Stability of the crystals over time. Top: NaCl crystals with iron inclusions (fortified crystals); bottom: NaCl core–shell protected fortified crystals. Storage time: (a) initial state, (b,d) 1, and (c,e) 18 months. Scale bar 2 mm.

Conclusions

In this paper, we have investigated how iron in a water-soluble form can be incorporated into NaCl crystals from a mixed NaCl and FeCl3 solution to make iron-fortified table salts. We find that high loads (500–4000 mg·kg–1) of iron can be incorporated in a controlled way in NaCl crystals by using its propensity to embed primary liquid inclusions during growth. The inclusion density can be controlled while keeping the size distribution constant by tuning the evaporation rate during the solution crystallization process: the inclusion density increases when crystallization occurs at low RH (high evaporation rate). We also show that liquid inclusions can be drastically reduced by stirring the solution as the latter leads to smaller crystals and promotes symmetrical growth due to convection.

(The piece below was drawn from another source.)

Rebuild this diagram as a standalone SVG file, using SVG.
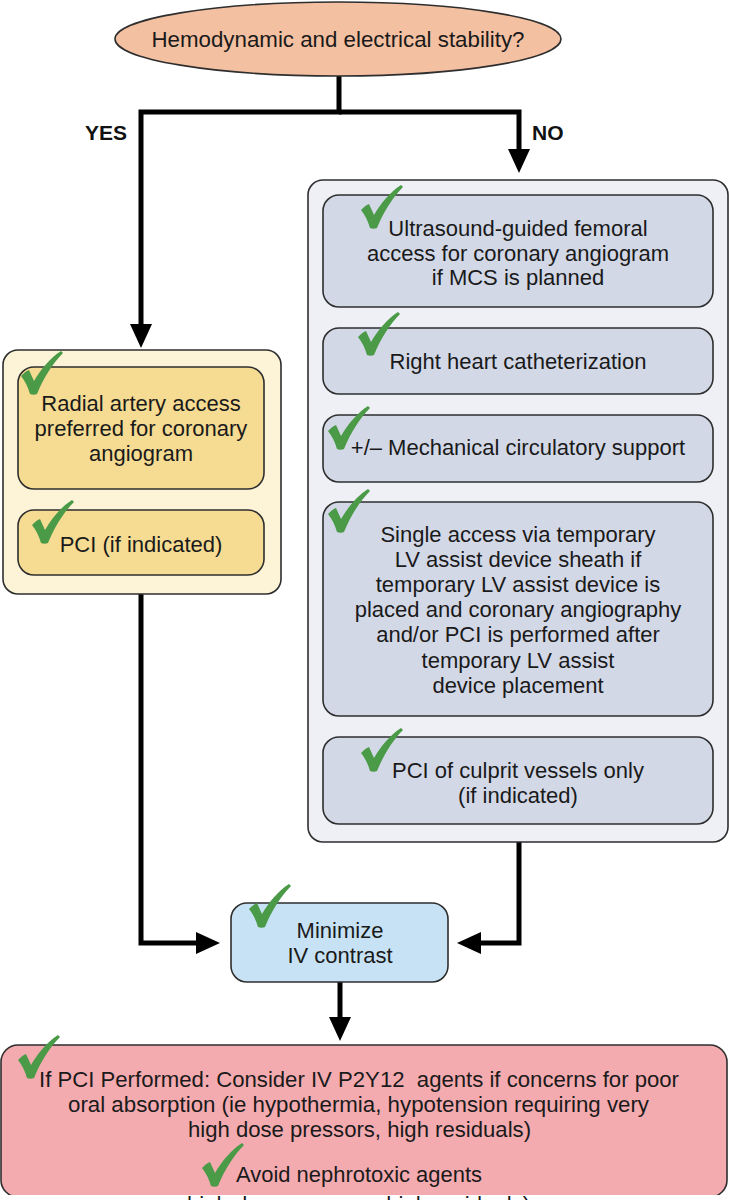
<svg xmlns="http://www.w3.org/2000/svg" xmlns:xlink="http://www.w3.org/1999/xlink" width="729" height="1200" viewBox="0 0 729 1200">
<style>
.t{font-family:"Liberation Sans",Arial,sans-serif;font-size:22px;fill:#1a1a1a;text-anchor:middle}
.lbl{font-family:"Liberation Sans",Arial,sans-serif;font-size:21px;font-weight:bold;fill:#111}
.box{stroke:#2e2e2e;stroke-width:1.6}
.conn{fill:none;stroke:#000;stroke-width:5;stroke-linejoin:miter;stroke-linecap:butt}
.red{font-family:"Liberation Sans Narrow","Liberation Sans",Arial,sans-serif;font-size:22px;fill:#1a1a1a}
</style>
<defs>
<marker id="arr" viewBox="0 0 24 22" refX="0" refY="11" markerWidth="24" markerHeight="22" markerUnits="userSpaceOnUse" orient="auto">
<path d="M0,0 L24,11 L0,22 Z" fill="#000"/>
</marker>
<symbol id="chk" viewBox="0 0 42 44">
<path d="M0,25 C3,22 5,20 8,19 L13,30 C20,18 29,7 40,0 L42,2 C32,12 23,26 16,43 C14,44 11,44 9,43 C7,36 4,30 0,25 Z" fill="#4a9a47"/>
</symbol>
</defs>
<rect width="729" height="1200" fill="#fff"/>

<g id="connectors">
<path class="conn" d="M339,76 V112 H141 V324" marker-end="url(#arr)"/>
<path class="conn" d="M339,112 H519 V149" marker-end="url(#arr)"/>
<path class="conn" d="M141,594 V943 H196" marker-end="url(#arr)"/>
<path class="conn" d="M519,842 V943 H481" marker-end="url(#arr)"/>
<path class="conn" d="M340,982 V1017" marker-end="url(#arr)"/>
</g>

<g id="labels">
<text class="lbl" x="85" y="140">YES</text>
<text class="lbl" x="532" y="140">NO</text>
</g>

<g id="start">
<ellipse cx="338" cy="39" rx="223" ry="37" fill="#f4c0a2" class="box"/>
<text class="t" x="338" y="47" style="font-size:22px" textLength="373" lengthAdjust="spacingAndGlyphs">Hemodynamic and electrical stability?</text>
</g>

<g id="yes-group">
<rect x="3" y="350" width="278" height="244" rx="15" fill="#fdf3d6" class="box"/>
</g>
<g id="radial">
<rect x="18" y="367" width="246" height="122" rx="16" fill="#f6dc93" class="box"/>
<text class="t" x="141" y="411">Radial artery access</text>
<text class="t" x="141" y="436">preferred for coronary</text>
<text class="t" x="141" y="461">angiogram</text>
<use xlink:href="#chk" x="21" y="351" width="42" height="44"/>
</g>
<g id="pci-yes">
<rect x="18" y="510" width="246" height="65" rx="16" fill="#f6dc93" class="box"/>
<text class="t" x="141" y="552">PCI (if indicated)</text>
<use xlink:href="#chk" x="32" y="500" width="42" height="44"/>
</g>

<g id="no-group">
<rect x="308" y="180" width="420" height="662" rx="15" fill="#eef0f6" class="box"/>
</g>
<g id="ultrasound">
<rect x="323" y="195" width="390" height="112" rx="16" fill="#d3d8e7" class="box"/>
<text class="t" x="518" y="236">Ultrasound-guided femoral</text>
<text class="t" x="518" y="261">access for coronary angiogram</text>
<text class="t" x="518" y="285">if MCS is planned</text>
<use xlink:href="#chk" x="361" y="185" width="42" height="44"/>
</g>
<g id="rhc">
<rect x="323" y="328" width="390" height="66" rx="16" fill="#d3d8e7" class="box"/>
<text class="t" x="518" y="369">Right heart catheterization</text>
<use xlink:href="#chk" x="358" y="312" width="42" height="44"/>
</g>
<g id="mcs">
<rect x="323" y="415" width="390" height="67" rx="16" fill="#d3d8e7" class="box"/>
<text class="t" x="518" y="455">+/– Mechanical circulatory support</text>
<use xlink:href="#chk" x="328" y="406" width="42" height="44"/>
</g>
<g id="single-access">
<rect x="323" y="502" width="390" height="214" rx="16" fill="#d3d8e7" class="box"/>
<text class="t" x="518" y="542">Single access via temporary</text>
<text class="t" x="518" y="567">LV assist device sheath if</text>
<text class="t" x="518" y="592">temporary LV assist device is</text>
<text class="t" x="518" y="617">placed and coronary angiography</text>
<text class="t" x="518" y="642">and/or PCI is performed after</text>
<text class="t" x="518" y="668">temporary LV assist</text>
<text class="t" x="518" y="693">device placement</text>
<use xlink:href="#chk" x="328" y="489" width="42" height="44"/>
</g>
<g id="pci-culprit">
<rect x="323" y="737" width="390" height="87" rx="16" fill="#d3d8e7" class="box"/>
<text class="t" x="518" y="778">PCI of culprit vessels only</text>
<text class="t" x="518" y="803">(if indicated)</text>
<use xlink:href="#chk" x="361" y="728" width="42" height="44"/>
</g>

<g id="minimize">
<rect x="231" y="903" width="217" height="79" rx="16" fill="#c7e2f4" class="box"/>
<text class="t" x="340" y="938">Minimize</text>
<text class="t" x="340" y="963">IV contrast</text>
<use xlink:href="#chk" x="249" y="884" width="42" height="44"/>
</g>

<g id="final">
<rect x="1" y="1045" width="726" height="152" rx="17" fill="#f4abb0" class="box"/>
<text class="red" x="39" y="1087" textLength="640" lengthAdjust="spacingAndGlyphs" xml:space="preserve">If PCI Performed: Consider IV P2Y12  agents if concerns for poor</text>
<text class="red" x="68" y="1112" textLength="581" lengthAdjust="spacingAndGlyphs">oral absorption (ie hypothermia, hypotension requiring very</text>
<text class="red" x="188" y="1137" textLength="343" lengthAdjust="spacingAndGlyphs">high dose pressors, high residuals)</text>
<text class="red" x="236" y="1182" textLength="246" lengthAdjust="spacingAndGlyphs">Avoid nephrotoxic agents</text>
<use xlink:href="#chk" x="18" y="1035" width="42" height="44"/>
<use xlink:href="#chk" x="202" y="1143" width="42" height="44"/>
<rect x="0" y="1195" width="729" height="5" fill="#fff"/>
<text class="red" x="187" y="1212" textLength="343" lengthAdjust="spacingAndGlyphs">high dose pressors, high residuals)</text>
</g>
</svg>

The inclusion morphology is found by confocal Raman microscopy to evolve toward a plate-like shape as their size increases. The iron-containing NaCl salt obtained in this way is shown to be stable up to 18 months in ambient conditions (RH = 60%/T = 20 °C). A core–shell strategy is shown to be a simple and efficient way to reinforce even more the stability of the products. Finally, as the formation of inclusions does not rely specifically on iron, their role as iron carriers described in this work could be generalized to the delivery of other types of micronutrients.